▶ **Exercise objective**: Without changing a character, return the entries, but not the images they hold.

— start Input data —

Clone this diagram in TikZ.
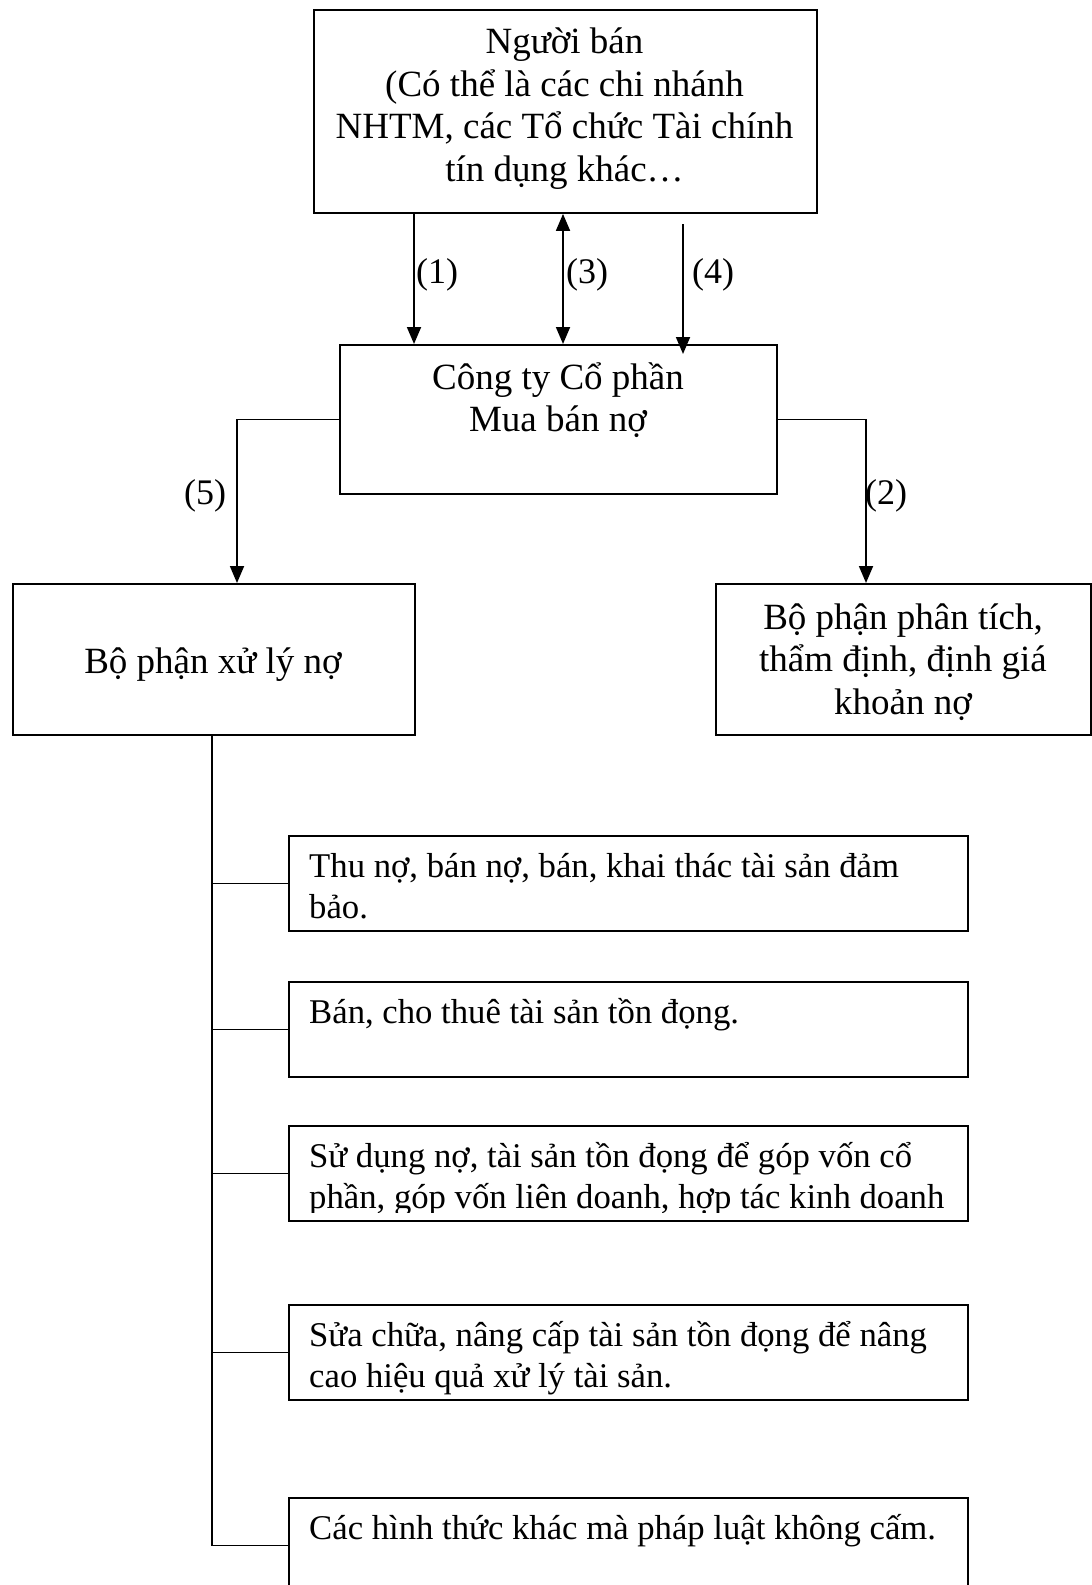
\documentclass[tikz,border=0pt]{standalone}
\usepackage{fontspec}
\setmainfont{Liberation Serif}
\usetikzlibrary{arrows.meta}
\newcommand\firstln{\rule{0pt}{38pt}}
\setlength{\lineskiplimit}{-100pt}
\begin{document}
\begin{tikzpicture}[x=1pt,y=-1pt,
  box/.style={draw, line width=1.9pt, inner sep=0pt, anchor=north west},
  txt/.style={inner sep=0pt, font=\fontsize{37}{42.5}\selectfont},
  ctxt/.style={txt, align=center, anchor=north},
  ltxt/.style={inner sep=0pt, font=\fontsize{34.7}{41}\selectfont, align=left, anchor=north west},
  num/.style={inner sep=0pt, font=\fontsize{36}{40}\selectfont},
  conn/.style={line width=1.8pt},
  arr/.style={conn, -{Triangle[length=17pt,width=14pt]}},
  darr/.style={conn, {Triangle[length=17pt,width=14pt]}-{Triangle[length=17pt,width=14pt]}},
]
\useasboundingbox[fill=white] (0,0) rectangle (1092,1585);

% boxes
\node[box, minimum width=503pt, minimum height=203pt] (seller) at (313,9) {};
\node[box, minimum width=437pt, minimum height=149pt] (company) at (339,344) {};
\node[box, minimum width=402pt, minimum height=151pt] (debt) at (12,583) {};
\node[box, minimum width=375pt, minimum height=151pt] (analysis) at (715,583) {};
\node[box, minimum width=679pt, minimum height=95pt] (b1) at (288,835) {};
\node[box, minimum width=679pt, minimum height=95pt] (b2) at (288,981) {};
\node[box, minimum width=679pt, minimum height=95pt] (b3) at (288,1125) {};
\node[box, minimum width=679pt, minimum height=95pt] (b4) at (288,1304) {};
\node[box, minimum width=679pt, minimum height=95pt] (b5) at (288,1497) {};

% texts
\node[ctxt] (sellertxt) at (564.5,15.5) {\firstln Người bán\\(Có thể là các chi nhánh\\NHTM, các Tổ chức Tài chính\\tín dụng khác…};
\node[ctxt] (companytxt) at (558,351) {\firstln Công ty Cổ phần\\Mua bán nợ};
\node[ctxt] (debttxt) at (213,635) {\firstln Bộ phận xử lý nợ};
\node[ctxt] (analysistxt) at (903,591) {\firstln Bộ phận phân tích,\\thẩm định, định giá\\khoản nợ};
\node[ltxt] (t1) at (309,839) {\firstln Thu nợ, bán nợ, bán, khai thác tài sản đảm\\bảo.};
\node[ltxt] (t2) at (309,985) {\firstln Bán, cho thuê tài sản tồn đọng.};
\begin{scope}
\clip (b3.north west) rectangle ([yshift=9pt]b3.south east);
\node[ltxt] (t3) at (309,1129) {\firstln Sử dụng nợ, tài sản tồn đọng để góp vốn cổ\\phần, góp vốn liên doanh, hợp tác kinh doanh};
\end{scope}
\node[ltxt] (t4) at (309,1308) {\firstln Sửa chữa, nâng cấp tài sản tồn đọng để nâng\\cao hiệu quả xử lý tài sản.};
\node[ltxt] (t5) at (309,1501) {\firstln Các hình thức khác mà pháp luật không cấm.};

% helper coordinates
\coordinate (x1) at (414,0);
\coordinate (x3) at (563,0);
\coordinate (x5) at (237,0);
\coordinate (x2) at (866,0);
\coordinate (xt) at (212,0);
\coordinate (a4s) at (683,224);
\coordinate (a4e) at (683,354);

% connectors
\draw[arr] (seller.south -| x1) -- (company.north -| x1);
\draw[darr] (seller.south -| x3) -- (company.north -| x3);
\draw[arr] (a4s) -- (a4e);
\draw[arr] (company.west) -| (x5 |- debt.north);
\draw[arr] (company.east) -| (x2 |- analysis.north);
\draw[conn] (debt.south -| xt) -- (xt |- b5.west) -- (b5.west);
\foreach \b in {b1,b2,b3,b4} \draw[conn] (xt |- \b.west) -- (\b.west);

% labels
\node[num] (l1) at (437,275) {(1)};
\node[num] (l3) at (587,275) {(3)};
\node[num] (l4) at (713,275) {(4)};
\node[num] (l5) at (205,496) {(5)};
\node[num] (l2) at (886,496) {(2)};
\end{tikzpicture}
\end{document}
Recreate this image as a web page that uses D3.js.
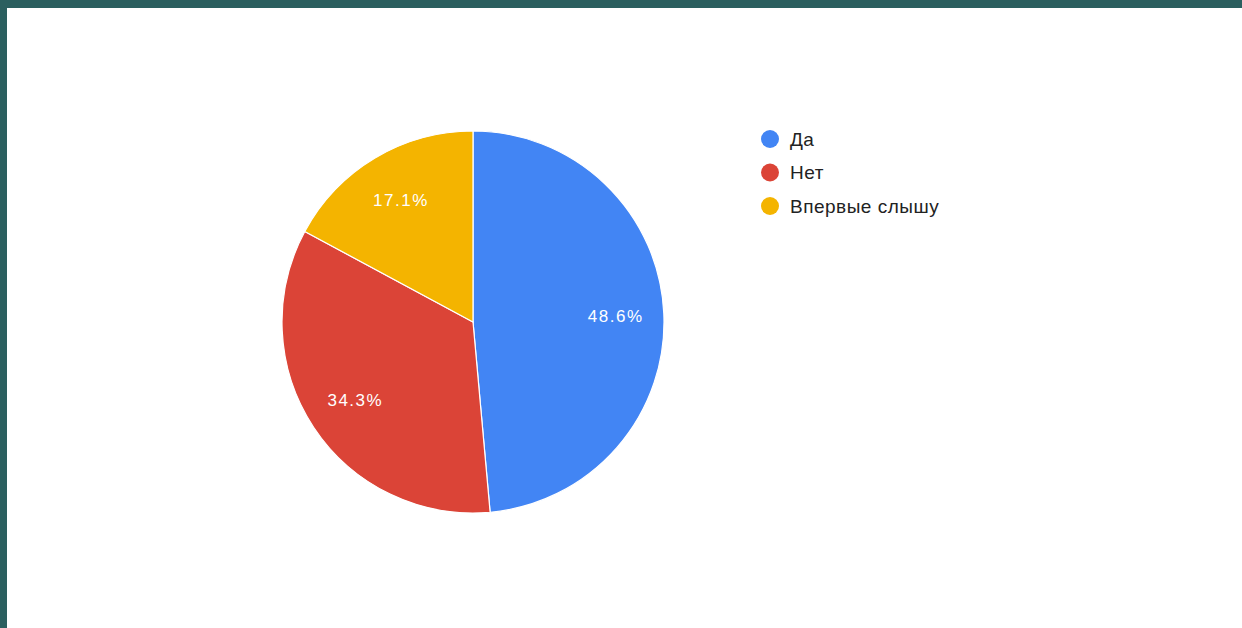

— end Input data —

▶ **Result**:
Clone this diagram in TikZ.
\documentclass[tikz,border=0pt]{standalone}
\usepackage{fontspec}
\setmainfont{Liberation Serif}
\usetikzlibrary{arrows.meta}
\newcommand\firstln{\rule{0pt}{38pt}}
\setlength{\lineskiplimit}{-100pt}
\begin{document}
\begin{tikzpicture}[x=1pt,y=-1pt,
  box/.style={draw, line width=1.9pt, inner sep=0pt, anchor=north west},
  txt/.style={inner sep=0pt, font=\fontsize{37}{42.5}\selectfont},
  ctxt/.style={txt, align=center, anchor=north},
  ltxt/.style={inner sep=0pt, font=\fontsize{34.7}{41}\selectfont, align=left, anchor=north west},
  num/.style={inner sep=0pt, font=\fontsize{36}{40}\selectfont},
  conn/.style={line width=1.8pt},
  arr/.style={conn, -{Triangle[length=17pt,width=14pt]}},
  darr/.style={conn, {Triangle[length=17pt,width=14pt]}-{Triangle[length=17pt,width=14pt]}},
]
\useasboundingbox[fill=white] (0,0) rectangle (1092,1585);

% boxes
\node[box, minimum width=503pt, minimum height=203pt] (seller) at (313,9) {};
\node[box, minimum width=437pt, minimum height=149pt] (company) at (339,344) {};
\node[box, minimum width=402pt, minimum height=151pt] (debt) at (12,583) {};
\node[box, minimum width=375pt, minimum height=151pt] (analysis) at (715,583) {};
\node[box, minimum width=679pt, minimum height=95pt] (b1) at (288,835) {};
\node[box, minimum width=679pt, minimum height=95pt] (b2) at (288,981) {};
\node[box, minimum width=679pt, minimum height=95pt] (b3) at (288,1125) {};
\node[box, minimum width=679pt, minimum height=95pt] (b4) at (288,1304) {};
\node[box, minimum width=679pt, minimum height=95pt] (b5) at (288,1497) {};

% texts
\node[ctxt] (sellertxt) at (564.5,15.5) {\firstln Người bán\\(Có thể là các chi nhánh\\NHTM, các Tổ chức Tài chính\\tín dụng khác…};
\node[ctxt] (companytxt) at (558,351) {\firstln Công ty Cổ phần\\Mua bán nợ};
\node[ctxt] (debttxt) at (213,635) {\firstln Bộ phận xử lý nợ};
\node[ctxt] (analysistxt) at (903,591) {\firstln Bộ phận phân tích,\\thẩm định, định giá\\khoản nợ};
\node[ltxt] (t1) at (309,839) {\firstln Thu nợ, bán nợ, bán, khai thác tài sản đảm\\bảo.};
\node[ltxt] (t2) at (309,985) {\firstln Bán, cho thuê tài sản tồn đọng.};
\begin{scope}
\clip (b3.north west) rectangle ([yshift=9pt]b3.south east);
\node[ltxt] (t3) at (309,1129) {\firstln Sử dụng nợ, tài sản tồn đọng để góp vốn cổ\\phần, góp vốn liên doanh, hợp tác kinh doanh};
\end{scope}
\node[ltxt] (t4) at (309,1308) {\firstln Sửa chữa, nâng cấp tài sản tồn đọng để nâng\\cao hiệu quả xử lý tài sản.};
\node[ltxt] (t5) at (309,1501) {\firstln Các hình thức khác mà pháp luật không cấm.};

% helper coordinates
\coordinate (x1) at (414,0);
\coordinate (x3) at (563,0);
\coordinate (x5) at (237,0);
\coordinate (x2) at (866,0);
\coordinate (xt) at (212,0);
\coordinate (a4s) at (683,224);
\coordinate (a4e) at (683,354);

% connectors
\draw[arr] (seller.south -| x1) -- (company.north -| x1);
\draw[darr] (seller.south -| x3) -- (company.north -| x3);
\draw[arr] (a4s) -- (a4e);
\draw[arr] (company.west) -| (x5 |- debt.north);
\draw[arr] (company.east) -| (x2 |- analysis.north);
\draw[conn] (debt.south -| xt) -- (xt |- b5.west) -- (b5.west);
\foreach \b in {b1,b2,b3,b4} \draw[conn] (xt |- \b.west) -- (\b.west);

% labels
\node[num] (l1) at (437,275) {(1)};
\node[num] (l3) at (587,275) {(3)};
\node[num] (l4) at (713,275) {(4)};
\node[num] (l5) at (205,496) {(5)};
\node[num] (l2) at (886,496) {(2)};
\end{tikzpicture}
\end{document}
Recreate this image as a web page that uses D3.js.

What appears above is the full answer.